• [SET PROBLEM]: Without the pictures, repeat the listing character for character.

• [DATA EXTRACT]:
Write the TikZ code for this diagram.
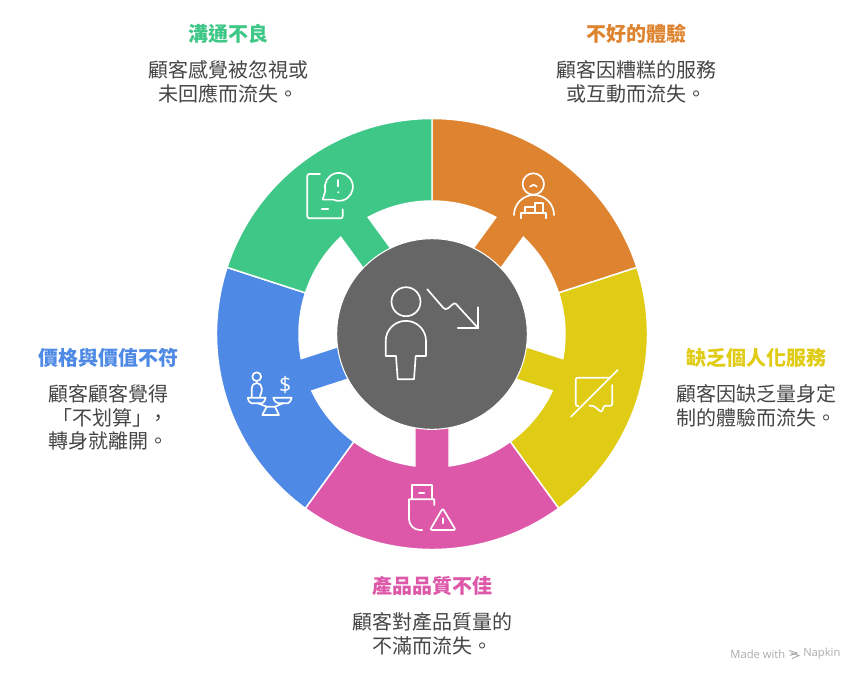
\documentclass[tikz,border=0pt]{standalone}
\usepackage{fontspec}
\newfontfamily\cjk{Noto Sans CJK TC}
\newfontfamily\markfont{Open Sans}
\definecolor{greenpart}{HTML}{3EC787}
\definecolor{orangepart}{HTML}{DE8431}
\definecolor{yellowpart}{HTML}{E0CB15}
\definecolor{pinkpart}{HTML}{DD58A9}
\definecolor{bluepart}{HTML}{4D89E5}
\definecolor{hubgray}{HTML}{666666}
\definecolor{bodygray}{HTML}{454545}
\definecolor{markgray}{HTML}{ABABAB}
\tikzset{
    part/.style={draw=white, line width=1.1pt, line join=miter},
    icon/.style={draw=white, line width=1.25pt, line join=round, line cap=round},
    title/.style={font=\cjk\bfseries\fontsize{15}{18}\selectfont, align=center},
    body/.style={font=\cjk\fontsize{15}{17.6}\selectfont, text=bodygray, align=center},
}

\begin{document}
\begin{tikzpicture}[x=0.75pt, y=-0.75pt]
    \useasboundingbox (0,0) rectangle (864,682);
    \foreach \ang/\col in {54/orangepart, -18/yellowpart, -90/pinkpart, -162/bluepart, 126/greenpart} {
        \filldraw[part, fill=\col, shift={(432,334)}, rotate=\ang]
            (36:215.5) arc (36:-36:215.5) -- (-36:133) arc (-36:-7.34:133)
            -- (90,-17) -- (90,17) -- (7.34:133) arc (7.34:36:133) -- cycle;
    }
    \node[circle, fill=hubgray, draw=white, line width=0.8pt, minimum size=143pt, inner sep=0pt] (hub) at (432,334) {};

    \draw[icon] (406,301.7) circle (14.5);
    \draw[icon] (385.7,356) -- (385.7,341) arc (180:360:20.15) -- (426,356) -- (415.7,356)
        -- (414,379.3) -- (397.7,379.3) -- (396,356) -- cycle;
    \draw[icon] (427.3,289.3) -- (443,307.5) .. controls (444.5,309.5) and (446,309.5) .. (448,308.3)
        -- (452.5,304.5) .. controls (454,303) and (455,303) .. (456,304) -- (478.3,328.3);
    \draw[icon] (478.3,307.3) -- (478.3,328.3) -- (457.7,328.3);

    \draw[icon, rounded corners=1.5pt] (320,174) -- (307.3,174) -- (307.3,218.3) -- (342.7,218.3) -- (342.7,209.3);
    \draw[icon] (321.7,209.3) -- (328.3,209.3);
    \draw[icon] (334,199.6) -- (322.7,199.6) -- (325.4,190.5) arc (-195:110:14) -- cycle;
    \draw[icon] (338.3,180) -- (338.3,186.5);
    \fill[white] (338.3,192.3) circle (1.1);

    \draw[icon] (533.3,184) circle (10.7);
    \draw[icon] (530,186.7) .. controls (531.5,184.3) and (535,184.3) .. (536.7,186.7);
    \draw[icon] (514,215) arc (180:360:20);
    \draw[icon] (520.7,218.3) -- (520.7,213.3) -- (546,213.3) -- (546,218.3);
    \draw[icon] (525,213.3) -- (525,207.3) -- (535,207.3) -- (535,213.3);
    \draw[icon] (535,207.3) -- (535,203.3) -- (543.3,203.3) -- (543.3,213.3);

    \draw[icon, rounded corners=1.5pt] (610,377.7) -- (575.7,377.7) -- (575.7,406) -- (578.5,406);
    \draw[icon, rounded corners=1pt] (612.3,385) -- (612.3,405.7) -- (604,405.7) -- (601.7,412.3) -- (593.3,405.7) -- (589.3,405.7);
    \draw[icon] (617.7,370) -- (571,416.7);

    \draw[icon] (412.3,499.3) -- (412.3,485) -- (431.7,485) -- (431.7,499.3);
    \draw[icon] (419,492.7) -- (424.3,492.7);
    \draw[icon] (434.3,505) -- (434.3,499.3) -- (409,499.3) -- (409,519) arc (180:90:11) -- (422.3,530);
    \draw[icon, rounded corners=1.5pt] (442.7,508.3) -- (455.7,530) -- (430,530) -- cycle;
    \draw[icon] (442.7,518.3) -- (442.7,523.3);

    \draw[icon] (256.7,376.7) circle (4.4);
    \draw[icon] (251.7,396.7) -- (251.7,388) arc (180:360:5) -- (261.7,391) -- (260,396.7);
    \draw[icon] (247.7,397.7) -- (265.7,397.7) .. controls (265,401) and (263,403.3) .. (261.7,403.3) -- (251.7,403.3) .. controls (250,403.3) and (248.5,401) .. (247.7,397.7);
    \draw[icon] (273.3,397.7) -- (291.7,397.7) .. controls (291,401) and (289,403.3) .. (287.7,403.3) -- (278.3,403.3) .. controls (276.5,403.3) and (274,401) .. (273.3,397.7);
    \draw[icon] (258,403.3) -- (266.7,406.7) -- (275,406.7) -- (283,403.3);
    \draw[icon] (266.7,406.7) -- (262.3,415) -- (279,415) -- (275,406.7);
    \node[text=white, font=\markfont\fontsize{16}{18}\selectfont, inner sep=0pt] (dollar) at (285.3,385) {\$};

    \node[title, text=greenpart] (goutong) at (228,34) {溝通不良};
    \node[body] (goutongtext) at (228,82) {顧客感覺被忽視或\\未回應而流失。};
    \node[title, text=orangepart] (tiyan) at (636,34) {不好的體驗};
    \node[body] (tiyantext) at (636,82) {顧客因糟糕的服務\\或互動而流失。};
    \node[title, text=yellowpart] (gexing) at (756,358) {缺乏個人化服務};
    \node[body] (gexingtext) at (756,406) {顧客因缺乏量身定\\制的體驗而流失。};
    \node[title, text=pinkpart] (chanpin) at (432,586) {產品品質不佳};
    \node[body] (chanpintext) at (432,634) {顧客對產品質量的\\不滿而流失。};
    \node[title, text=bluepart] (jiage) at (108,358) {價格與價值不符};
    \node[body] (jiagetext) at (108,417.5) {顧客顧客覺得\\\kern3pt「不划算」\kern-3pt，\\轉身就離開。};

    \node[text=markgray, font=\markfont\fontsize{8.4}{10}\selectfont, inner sep=0pt, anchor=east] (made) at (785.5,654) {Made with};
    \node[text=markgray, font=\markfont\fontsize{8.4}{10}\selectfont, inner sep=0pt, anchor=west] (napkin) at (803,654) {Napkin};
    \draw[markgray, line width=0.7pt] (789,650.5) -- (797,653) -- (790,655.5) (791,653) -- (799,655.5) -- (792,658.5);
\end{tikzpicture}
\end{document}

• [COMPLETE OUTPUT]:
Write the TikZ code for this diagram.
\documentclass[tikz,border=0pt]{standalone}
\usepackage{fontspec}
\newfontfamily\cjk{Noto Sans CJK TC}
\newfontfamily\markfont{Open Sans}
\definecolor{greenpart}{HTML}{3EC787}
\definecolor{orangepart}{HTML}{DE8431}
\definecolor{yellowpart}{HTML}{E0CB15}
\definecolor{pinkpart}{HTML}{DD58A9}
\definecolor{bluepart}{HTML}{4D89E5}
\definecolor{hubgray}{HTML}{666666}
\definecolor{bodygray}{HTML}{454545}
\definecolor{markgray}{HTML}{ABABAB}
\tikzset{
    part/.style={draw=white, line width=1.1pt, line join=miter},
    icon/.style={draw=white, line width=1.25pt, line join=round, line cap=round},
    title/.style={font=\cjk\bfseries\fontsize{15}{18}\selectfont, align=center},
    body/.style={font=\cjk\fontsize{15}{17.6}\selectfont, text=bodygray, align=center},
}

\begin{document}
\begin{tikzpicture}[x=0.75pt, y=-0.75pt]
    \useasboundingbox (0,0) rectangle (864,682);
    \foreach \ang/\col in {54/orangepart, -18/yellowpart, -90/pinkpart, -162/bluepart, 126/greenpart} {
        \filldraw[part, fill=\col, shift={(432,334)}, rotate=\ang]
            (36:215.5) arc (36:-36:215.5) -- (-36:133) arc (-36:-7.34:133)
            -- (90,-17) -- (90,17) -- (7.34:133) arc (7.34:36:133) -- cycle;
    }
    \node[circle, fill=hubgray, draw=white, line width=0.8pt, minimum size=143pt, inner sep=0pt] (hub) at (432,334) {};

    \draw[icon] (406,301.7) circle (14.5);
    \draw[icon] (385.7,356) -- (385.7,341) arc (180:360:20.15) -- (426,356) -- (415.7,356)
        -- (414,379.3) -- (397.7,379.3) -- (396,356) -- cycle;
    \draw[icon] (427.3,289.3) -- (443,307.5) .. controls (444.5,309.5) and (446,309.5) .. (448,308.3)
        -- (452.5,304.5) .. controls (454,303) and (455,303) .. (456,304) -- (478.3,328.3);
    \draw[icon] (478.3,307.3) -- (478.3,328.3) -- (457.7,328.3);

    \draw[icon, rounded corners=1.5pt] (320,174) -- (307.3,174) -- (307.3,218.3) -- (342.7,218.3) -- (342.7,209.3);
    \draw[icon] (321.7,209.3) -- (328.3,209.3);
    \draw[icon] (334,199.6) -- (322.7,199.6) -- (325.4,190.5) arc (-195:110:14) -- cycle;
    \draw[icon] (338.3,180) -- (338.3,186.5);
    \fill[white] (338.3,192.3) circle (1.1);

    \draw[icon] (533.3,184) circle (10.7);
    \draw[icon] (530,186.7) .. controls (531.5,184.3) and (535,184.3) .. (536.7,186.7);
    \draw[icon] (514,215) arc (180:360:20);
    \draw[icon] (520.7,218.3) -- (520.7,213.3) -- (546,213.3) -- (546,218.3);
    \draw[icon] (525,213.3) -- (525,207.3) -- (535,207.3) -- (535,213.3);
    \draw[icon] (535,207.3) -- (535,203.3) -- (543.3,203.3) -- (543.3,213.3);

    \draw[icon, rounded corners=1.5pt] (610,377.7) -- (575.7,377.7) -- (575.7,406) -- (578.5,406);
    \draw[icon, rounded corners=1pt] (612.3,385) -- (612.3,405.7) -- (604,405.7) -- (601.7,412.3) -- (593.3,405.7) -- (589.3,405.7);
    \draw[icon] (617.7,370) -- (571,416.7);

    \draw[icon] (412.3,499.3) -- (412.3,485) -- (431.7,485) -- (431.7,499.3);
    \draw[icon] (419,492.7) -- (424.3,492.7);
    \draw[icon] (434.3,505) -- (434.3,499.3) -- (409,499.3) -- (409,519) arc (180:90:11) -- (422.3,530);
    \draw[icon, rounded corners=1.5pt] (442.7,508.3) -- (455.7,530) -- (430,530) -- cycle;
    \draw[icon] (442.7,518.3) -- (442.7,523.3);

    \draw[icon] (256.7,376.7) circle (4.4);
    \draw[icon] (251.7,396.7) -- (251.7,388) arc (180:360:5) -- (261.7,391) -- (260,396.7);
    \draw[icon] (247.7,397.7) -- (265.7,397.7) .. controls (265,401) and (263,403.3) .. (261.7,403.3) -- (251.7,403.3) .. controls (250,403.3) and (248.5,401) .. (247.7,397.7);
    \draw[icon] (273.3,397.7) -- (291.7,397.7) .. controls (291,401) and (289,403.3) .. (287.7,403.3) -- (278.3,403.3) .. controls (276.5,403.3) and (274,401) .. (273.3,397.7);
    \draw[icon] (258,403.3) -- (266.7,406.7) -- (275,406.7) -- (283,403.3);
    \draw[icon] (266.7,406.7) -- (262.3,415) -- (279,415) -- (275,406.7);
    \node[text=white, font=\markfont\fontsize{16}{18}\selectfont, inner sep=0pt] (dollar) at (285.3,385) {\$};

    \node[title, text=greenpart] (goutong) at (228,34) {溝通不良};
    \node[body] (goutongtext) at (228,82) {顧客感覺被忽視或\\未回應而流失。};
    \node[title, text=orangepart] (tiyan) at (636,34) {不好的體驗};
    \node[body] (tiyantext) at (636,82) {顧客因糟糕的服務\\或互動而流失。};
    \node[title, text=yellowpart] (gexing) at (756,358) {缺乏個人化服務};
    \node[body] (gexingtext) at (756,406) {顧客因缺乏量身定\\制的體驗而流失。};
    \node[title, text=pinkpart] (chanpin) at (432,586) {產品品質不佳};
    \node[body] (chanpintext) at (432,634) {顧客對產品質量的\\不滿而流失。};
    \node[title, text=bluepart] (jiage) at (108,358) {價格與價值不符};
    \node[body] (jiagetext) at (108,417.5) {顧客顧客覺得\\\kern3pt「不划算」\kern-3pt，\\轉身就離開。};

    \node[text=markgray, font=\markfont\fontsize{8.4}{10}\selectfont, inner sep=0pt, anchor=east] (made) at (785.5,654) {Made with};
    \node[text=markgray, font=\markfont\fontsize{8.4}{10}\selectfont, inner sep=0pt, anchor=west] (napkin) at (803,654) {Napkin};
    \draw[markgray, line width=0.7pt] (789,650.5) -- (797,653) -- (790,655.5) (791,653) -- (799,655.5) -- (792,658.5);
\end{tikzpicture}
\end{document}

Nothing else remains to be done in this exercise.